======== Dataset excerpts ========
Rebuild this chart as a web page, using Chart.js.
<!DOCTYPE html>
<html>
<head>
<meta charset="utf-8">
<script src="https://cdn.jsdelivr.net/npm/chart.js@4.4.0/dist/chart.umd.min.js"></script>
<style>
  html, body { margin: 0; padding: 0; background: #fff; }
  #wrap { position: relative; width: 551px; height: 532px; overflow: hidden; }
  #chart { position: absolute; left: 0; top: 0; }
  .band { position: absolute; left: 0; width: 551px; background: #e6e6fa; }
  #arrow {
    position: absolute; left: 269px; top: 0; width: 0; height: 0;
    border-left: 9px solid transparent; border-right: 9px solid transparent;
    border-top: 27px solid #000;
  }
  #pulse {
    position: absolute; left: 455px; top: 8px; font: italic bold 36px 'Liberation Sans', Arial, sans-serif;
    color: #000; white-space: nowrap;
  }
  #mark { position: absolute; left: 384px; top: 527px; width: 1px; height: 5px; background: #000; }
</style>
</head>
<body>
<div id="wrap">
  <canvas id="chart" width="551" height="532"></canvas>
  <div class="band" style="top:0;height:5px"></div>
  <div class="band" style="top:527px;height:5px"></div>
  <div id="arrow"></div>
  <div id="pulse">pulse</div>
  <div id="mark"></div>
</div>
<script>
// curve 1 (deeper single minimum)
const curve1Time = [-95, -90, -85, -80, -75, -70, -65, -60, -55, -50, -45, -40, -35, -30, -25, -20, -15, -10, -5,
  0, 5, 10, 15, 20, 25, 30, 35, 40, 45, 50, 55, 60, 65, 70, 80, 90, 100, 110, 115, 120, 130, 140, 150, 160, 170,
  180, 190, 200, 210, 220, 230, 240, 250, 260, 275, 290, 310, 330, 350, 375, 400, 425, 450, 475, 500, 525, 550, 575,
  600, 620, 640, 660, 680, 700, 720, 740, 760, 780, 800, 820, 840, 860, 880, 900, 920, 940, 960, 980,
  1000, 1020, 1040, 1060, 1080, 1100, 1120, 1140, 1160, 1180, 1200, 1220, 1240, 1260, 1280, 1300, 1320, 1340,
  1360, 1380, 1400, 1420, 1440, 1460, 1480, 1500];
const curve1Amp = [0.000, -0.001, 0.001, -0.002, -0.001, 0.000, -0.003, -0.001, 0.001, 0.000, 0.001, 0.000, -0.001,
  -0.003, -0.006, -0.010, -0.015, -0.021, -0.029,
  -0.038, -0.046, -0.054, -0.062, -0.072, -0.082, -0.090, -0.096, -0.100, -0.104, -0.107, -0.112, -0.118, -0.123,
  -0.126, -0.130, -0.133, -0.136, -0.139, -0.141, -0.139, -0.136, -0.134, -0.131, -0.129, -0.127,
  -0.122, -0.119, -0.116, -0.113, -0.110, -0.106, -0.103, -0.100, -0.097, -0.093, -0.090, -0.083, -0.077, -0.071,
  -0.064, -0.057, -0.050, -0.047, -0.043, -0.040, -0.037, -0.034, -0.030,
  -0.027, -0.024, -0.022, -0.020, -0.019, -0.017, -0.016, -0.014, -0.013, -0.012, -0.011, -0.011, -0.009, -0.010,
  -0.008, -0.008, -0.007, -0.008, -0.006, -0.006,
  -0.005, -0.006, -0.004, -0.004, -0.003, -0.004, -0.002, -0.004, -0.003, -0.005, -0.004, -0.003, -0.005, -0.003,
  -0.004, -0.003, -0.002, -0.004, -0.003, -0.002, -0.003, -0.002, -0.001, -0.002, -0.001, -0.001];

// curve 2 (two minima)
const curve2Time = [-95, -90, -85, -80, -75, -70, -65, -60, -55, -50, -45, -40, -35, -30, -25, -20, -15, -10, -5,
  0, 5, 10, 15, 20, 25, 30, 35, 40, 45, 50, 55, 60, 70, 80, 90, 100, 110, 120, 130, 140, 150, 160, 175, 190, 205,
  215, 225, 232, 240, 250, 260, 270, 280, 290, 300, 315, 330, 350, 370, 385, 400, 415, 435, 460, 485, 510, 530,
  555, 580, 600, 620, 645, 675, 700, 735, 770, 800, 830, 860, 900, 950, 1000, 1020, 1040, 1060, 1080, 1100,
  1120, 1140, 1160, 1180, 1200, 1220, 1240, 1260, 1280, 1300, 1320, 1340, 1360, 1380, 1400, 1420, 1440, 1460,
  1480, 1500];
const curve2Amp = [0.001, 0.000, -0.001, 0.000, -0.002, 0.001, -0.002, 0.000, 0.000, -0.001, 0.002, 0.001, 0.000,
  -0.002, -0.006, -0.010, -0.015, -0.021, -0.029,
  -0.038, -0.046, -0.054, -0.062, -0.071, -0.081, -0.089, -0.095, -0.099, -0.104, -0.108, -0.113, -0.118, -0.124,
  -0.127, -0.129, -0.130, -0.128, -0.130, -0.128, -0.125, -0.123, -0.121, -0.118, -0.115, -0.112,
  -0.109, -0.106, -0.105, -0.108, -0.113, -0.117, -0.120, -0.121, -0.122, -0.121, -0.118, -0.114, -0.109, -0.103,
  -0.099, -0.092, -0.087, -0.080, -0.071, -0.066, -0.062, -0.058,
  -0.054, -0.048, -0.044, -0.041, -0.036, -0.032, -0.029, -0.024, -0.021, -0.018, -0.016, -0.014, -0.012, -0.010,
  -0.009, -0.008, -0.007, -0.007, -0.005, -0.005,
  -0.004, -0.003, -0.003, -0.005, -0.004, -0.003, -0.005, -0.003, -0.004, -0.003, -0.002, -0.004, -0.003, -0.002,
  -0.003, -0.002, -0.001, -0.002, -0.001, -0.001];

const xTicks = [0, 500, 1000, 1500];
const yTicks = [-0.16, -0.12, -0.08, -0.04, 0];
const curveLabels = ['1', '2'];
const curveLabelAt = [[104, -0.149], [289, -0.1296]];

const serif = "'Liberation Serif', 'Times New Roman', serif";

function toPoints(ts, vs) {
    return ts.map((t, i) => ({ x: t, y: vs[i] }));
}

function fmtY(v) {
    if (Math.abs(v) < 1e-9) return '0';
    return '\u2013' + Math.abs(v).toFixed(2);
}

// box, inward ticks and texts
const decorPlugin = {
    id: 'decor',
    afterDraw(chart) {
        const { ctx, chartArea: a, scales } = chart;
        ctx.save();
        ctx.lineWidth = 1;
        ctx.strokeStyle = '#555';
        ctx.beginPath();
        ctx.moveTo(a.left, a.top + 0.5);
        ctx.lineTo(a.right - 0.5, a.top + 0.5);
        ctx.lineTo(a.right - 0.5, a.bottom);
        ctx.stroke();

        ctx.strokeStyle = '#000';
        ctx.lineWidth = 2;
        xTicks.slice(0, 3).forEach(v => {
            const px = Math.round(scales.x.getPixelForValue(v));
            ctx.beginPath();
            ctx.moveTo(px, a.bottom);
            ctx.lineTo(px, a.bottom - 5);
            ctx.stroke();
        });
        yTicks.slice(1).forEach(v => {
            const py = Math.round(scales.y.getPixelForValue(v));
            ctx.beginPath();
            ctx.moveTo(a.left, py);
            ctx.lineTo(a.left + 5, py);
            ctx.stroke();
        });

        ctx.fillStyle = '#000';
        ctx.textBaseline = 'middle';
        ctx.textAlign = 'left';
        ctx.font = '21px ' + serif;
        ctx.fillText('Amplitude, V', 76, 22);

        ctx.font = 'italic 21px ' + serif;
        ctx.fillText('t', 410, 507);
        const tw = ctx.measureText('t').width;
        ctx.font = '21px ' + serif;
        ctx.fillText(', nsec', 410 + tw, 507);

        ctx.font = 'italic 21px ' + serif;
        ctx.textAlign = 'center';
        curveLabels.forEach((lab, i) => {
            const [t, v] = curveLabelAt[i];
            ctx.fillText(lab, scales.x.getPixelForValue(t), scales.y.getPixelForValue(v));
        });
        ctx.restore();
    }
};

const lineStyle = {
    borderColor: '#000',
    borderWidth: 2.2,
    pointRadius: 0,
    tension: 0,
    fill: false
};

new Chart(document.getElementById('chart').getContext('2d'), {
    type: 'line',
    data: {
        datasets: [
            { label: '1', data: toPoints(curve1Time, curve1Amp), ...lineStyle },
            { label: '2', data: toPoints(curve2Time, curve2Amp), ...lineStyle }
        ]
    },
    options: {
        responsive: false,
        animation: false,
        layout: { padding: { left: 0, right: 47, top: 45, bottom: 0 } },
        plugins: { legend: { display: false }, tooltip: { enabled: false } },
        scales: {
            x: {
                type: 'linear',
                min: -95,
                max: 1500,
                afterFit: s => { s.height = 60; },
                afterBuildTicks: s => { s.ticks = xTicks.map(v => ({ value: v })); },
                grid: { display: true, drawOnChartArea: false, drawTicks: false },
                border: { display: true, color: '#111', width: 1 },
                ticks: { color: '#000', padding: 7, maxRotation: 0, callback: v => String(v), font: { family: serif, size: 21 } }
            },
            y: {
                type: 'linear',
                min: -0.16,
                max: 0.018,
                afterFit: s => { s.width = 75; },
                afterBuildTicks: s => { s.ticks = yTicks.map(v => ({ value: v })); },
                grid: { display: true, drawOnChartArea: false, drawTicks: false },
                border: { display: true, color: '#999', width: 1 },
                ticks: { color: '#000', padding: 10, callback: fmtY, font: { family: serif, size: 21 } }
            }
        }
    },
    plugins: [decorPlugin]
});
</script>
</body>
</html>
========
======== Dataset excerpts ========
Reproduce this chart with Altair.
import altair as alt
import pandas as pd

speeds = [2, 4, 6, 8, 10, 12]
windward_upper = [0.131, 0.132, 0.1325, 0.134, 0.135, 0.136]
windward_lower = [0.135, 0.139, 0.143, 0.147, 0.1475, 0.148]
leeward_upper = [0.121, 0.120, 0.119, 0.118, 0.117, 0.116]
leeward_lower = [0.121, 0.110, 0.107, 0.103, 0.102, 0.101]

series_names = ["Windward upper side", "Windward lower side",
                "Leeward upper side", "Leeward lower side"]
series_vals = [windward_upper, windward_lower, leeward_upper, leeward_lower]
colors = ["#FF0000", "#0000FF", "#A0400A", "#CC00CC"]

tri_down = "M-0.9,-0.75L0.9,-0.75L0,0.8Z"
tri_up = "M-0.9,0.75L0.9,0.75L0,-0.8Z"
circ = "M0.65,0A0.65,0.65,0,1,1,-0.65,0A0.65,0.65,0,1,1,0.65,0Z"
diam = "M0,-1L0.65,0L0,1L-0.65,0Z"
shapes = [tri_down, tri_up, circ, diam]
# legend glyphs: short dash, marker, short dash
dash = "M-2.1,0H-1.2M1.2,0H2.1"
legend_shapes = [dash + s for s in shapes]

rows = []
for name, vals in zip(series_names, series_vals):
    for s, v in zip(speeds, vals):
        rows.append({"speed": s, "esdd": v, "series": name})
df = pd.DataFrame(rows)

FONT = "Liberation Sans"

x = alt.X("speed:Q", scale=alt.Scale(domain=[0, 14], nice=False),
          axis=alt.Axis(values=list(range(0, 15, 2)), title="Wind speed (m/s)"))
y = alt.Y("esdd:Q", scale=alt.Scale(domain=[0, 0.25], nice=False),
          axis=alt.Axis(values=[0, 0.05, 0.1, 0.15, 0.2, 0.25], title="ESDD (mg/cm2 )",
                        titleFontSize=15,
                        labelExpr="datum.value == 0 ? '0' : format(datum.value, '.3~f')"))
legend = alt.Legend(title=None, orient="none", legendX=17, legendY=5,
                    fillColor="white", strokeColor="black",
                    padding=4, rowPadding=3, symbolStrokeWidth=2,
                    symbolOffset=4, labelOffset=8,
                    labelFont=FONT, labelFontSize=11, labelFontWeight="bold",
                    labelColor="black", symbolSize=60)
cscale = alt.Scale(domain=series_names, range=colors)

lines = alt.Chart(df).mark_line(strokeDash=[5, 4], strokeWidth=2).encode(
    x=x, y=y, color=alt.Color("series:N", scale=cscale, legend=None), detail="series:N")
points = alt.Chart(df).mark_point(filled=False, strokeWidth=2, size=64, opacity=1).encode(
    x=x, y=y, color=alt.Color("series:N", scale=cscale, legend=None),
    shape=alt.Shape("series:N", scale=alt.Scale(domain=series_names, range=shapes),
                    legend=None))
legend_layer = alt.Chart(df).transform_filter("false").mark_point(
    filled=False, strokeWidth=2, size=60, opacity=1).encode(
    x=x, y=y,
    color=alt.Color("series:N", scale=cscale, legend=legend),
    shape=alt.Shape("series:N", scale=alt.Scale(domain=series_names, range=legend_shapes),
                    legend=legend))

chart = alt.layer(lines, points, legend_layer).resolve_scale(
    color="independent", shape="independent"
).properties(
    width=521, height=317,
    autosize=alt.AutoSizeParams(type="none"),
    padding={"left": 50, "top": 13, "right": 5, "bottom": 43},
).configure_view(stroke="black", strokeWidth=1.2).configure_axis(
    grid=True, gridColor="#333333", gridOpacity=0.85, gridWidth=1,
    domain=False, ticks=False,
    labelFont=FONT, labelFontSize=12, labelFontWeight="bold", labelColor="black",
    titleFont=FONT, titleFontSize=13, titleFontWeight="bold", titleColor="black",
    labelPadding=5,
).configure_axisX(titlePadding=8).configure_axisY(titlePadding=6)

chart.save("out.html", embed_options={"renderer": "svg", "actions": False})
========
======== Dataset excerpts ========
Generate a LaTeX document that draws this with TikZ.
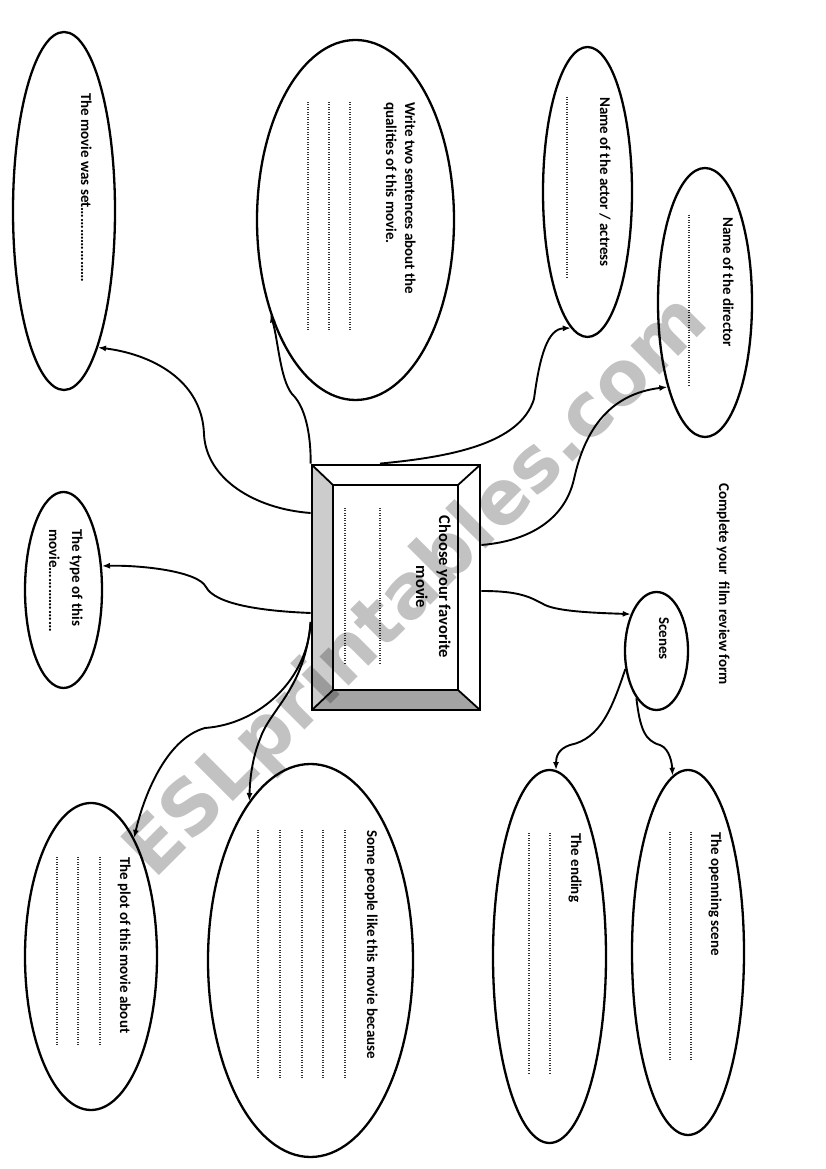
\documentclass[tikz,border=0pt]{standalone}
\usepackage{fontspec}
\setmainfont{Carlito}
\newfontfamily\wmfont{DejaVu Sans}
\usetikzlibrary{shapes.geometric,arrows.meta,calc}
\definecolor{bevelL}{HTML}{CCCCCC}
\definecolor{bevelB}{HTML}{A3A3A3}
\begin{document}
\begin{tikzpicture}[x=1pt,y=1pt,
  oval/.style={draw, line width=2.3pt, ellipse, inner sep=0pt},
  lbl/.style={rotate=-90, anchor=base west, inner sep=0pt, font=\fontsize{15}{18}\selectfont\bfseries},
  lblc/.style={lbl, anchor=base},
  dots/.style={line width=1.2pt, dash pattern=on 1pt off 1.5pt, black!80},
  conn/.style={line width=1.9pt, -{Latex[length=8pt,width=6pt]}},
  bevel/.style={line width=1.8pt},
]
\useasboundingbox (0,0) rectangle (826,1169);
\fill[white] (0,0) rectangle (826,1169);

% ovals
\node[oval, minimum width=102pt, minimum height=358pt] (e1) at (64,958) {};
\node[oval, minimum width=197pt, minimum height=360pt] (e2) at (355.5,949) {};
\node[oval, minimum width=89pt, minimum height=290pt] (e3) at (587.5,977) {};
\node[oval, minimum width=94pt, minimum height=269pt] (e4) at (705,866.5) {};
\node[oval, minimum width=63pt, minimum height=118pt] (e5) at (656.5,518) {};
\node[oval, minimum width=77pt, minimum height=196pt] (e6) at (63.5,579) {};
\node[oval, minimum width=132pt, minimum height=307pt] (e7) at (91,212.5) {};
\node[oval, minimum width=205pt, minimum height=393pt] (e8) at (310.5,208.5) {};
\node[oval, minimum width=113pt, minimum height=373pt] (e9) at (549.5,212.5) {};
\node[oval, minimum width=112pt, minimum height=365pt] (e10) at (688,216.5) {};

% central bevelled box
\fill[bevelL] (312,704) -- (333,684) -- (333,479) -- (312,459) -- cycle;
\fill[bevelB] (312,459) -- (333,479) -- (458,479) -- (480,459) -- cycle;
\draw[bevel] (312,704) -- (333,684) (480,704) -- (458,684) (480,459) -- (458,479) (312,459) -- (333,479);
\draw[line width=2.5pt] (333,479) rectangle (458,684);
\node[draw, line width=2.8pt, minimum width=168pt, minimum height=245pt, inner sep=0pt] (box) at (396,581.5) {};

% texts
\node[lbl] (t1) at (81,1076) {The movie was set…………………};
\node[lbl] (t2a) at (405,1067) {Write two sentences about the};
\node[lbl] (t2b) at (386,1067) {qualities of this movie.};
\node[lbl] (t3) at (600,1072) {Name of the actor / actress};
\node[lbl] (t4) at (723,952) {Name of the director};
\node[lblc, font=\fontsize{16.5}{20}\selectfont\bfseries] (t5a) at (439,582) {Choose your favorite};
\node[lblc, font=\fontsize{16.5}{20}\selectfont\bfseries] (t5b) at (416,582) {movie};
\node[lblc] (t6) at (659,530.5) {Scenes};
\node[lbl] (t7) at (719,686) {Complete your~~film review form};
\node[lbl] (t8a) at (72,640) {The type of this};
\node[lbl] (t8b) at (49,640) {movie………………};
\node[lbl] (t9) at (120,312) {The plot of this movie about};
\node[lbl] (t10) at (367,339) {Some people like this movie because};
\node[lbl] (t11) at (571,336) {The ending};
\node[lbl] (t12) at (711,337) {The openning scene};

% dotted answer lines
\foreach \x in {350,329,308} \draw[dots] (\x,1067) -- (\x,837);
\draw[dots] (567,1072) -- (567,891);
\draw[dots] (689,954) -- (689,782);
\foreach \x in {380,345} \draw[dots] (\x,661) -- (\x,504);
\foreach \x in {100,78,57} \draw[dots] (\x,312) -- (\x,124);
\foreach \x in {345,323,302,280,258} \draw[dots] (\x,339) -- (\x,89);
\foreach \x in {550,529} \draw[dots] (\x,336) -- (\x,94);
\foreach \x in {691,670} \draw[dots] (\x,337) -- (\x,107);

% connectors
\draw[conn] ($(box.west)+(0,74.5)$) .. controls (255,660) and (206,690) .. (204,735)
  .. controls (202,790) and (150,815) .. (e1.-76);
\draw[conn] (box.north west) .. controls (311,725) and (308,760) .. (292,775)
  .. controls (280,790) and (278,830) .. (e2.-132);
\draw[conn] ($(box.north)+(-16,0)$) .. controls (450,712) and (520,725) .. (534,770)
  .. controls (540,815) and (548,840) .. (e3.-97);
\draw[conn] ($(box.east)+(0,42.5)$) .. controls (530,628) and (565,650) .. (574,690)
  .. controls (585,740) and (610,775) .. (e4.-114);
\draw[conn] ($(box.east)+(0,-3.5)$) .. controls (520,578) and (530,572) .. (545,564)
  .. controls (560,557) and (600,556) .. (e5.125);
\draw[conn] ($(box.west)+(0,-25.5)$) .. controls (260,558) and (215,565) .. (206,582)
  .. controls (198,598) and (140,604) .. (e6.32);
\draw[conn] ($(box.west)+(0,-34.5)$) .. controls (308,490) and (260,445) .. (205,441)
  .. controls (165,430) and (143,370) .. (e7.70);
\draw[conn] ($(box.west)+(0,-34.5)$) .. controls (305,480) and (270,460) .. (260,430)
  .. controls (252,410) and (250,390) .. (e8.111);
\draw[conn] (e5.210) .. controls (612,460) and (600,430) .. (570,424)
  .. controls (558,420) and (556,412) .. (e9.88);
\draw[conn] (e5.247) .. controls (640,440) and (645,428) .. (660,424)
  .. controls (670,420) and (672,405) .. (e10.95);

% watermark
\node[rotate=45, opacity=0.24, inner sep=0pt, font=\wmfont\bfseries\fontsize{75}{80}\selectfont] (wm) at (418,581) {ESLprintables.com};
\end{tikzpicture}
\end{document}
========
_Aim of the task_. Above is a listing; print exactly its lines from the one with "Reproduce this chart with Altair." through the one with "leeward_lower = [0.121, 0.110, 0.107, 0.103, 0.102, 0.101]", and no other lines.

_Completed task_.
Reproduce this chart with Altair.
import altair as alt
import pandas as pd

speeds = [2, 4, 6, 8, 10, 12]
windward_upper = [0.131, 0.132, 0.1325, 0.134, 0.135, 0.136]
windward_lower = [0.135, 0.139, 0.143, 0.147, 0.1475, 0.148]
leeward_upper = [0.121, 0.120, 0.119, 0.118, 0.117, 0.116]
leeward_lower = [0.121, 0.110, 0.107, 0.103, 0.102, 0.101]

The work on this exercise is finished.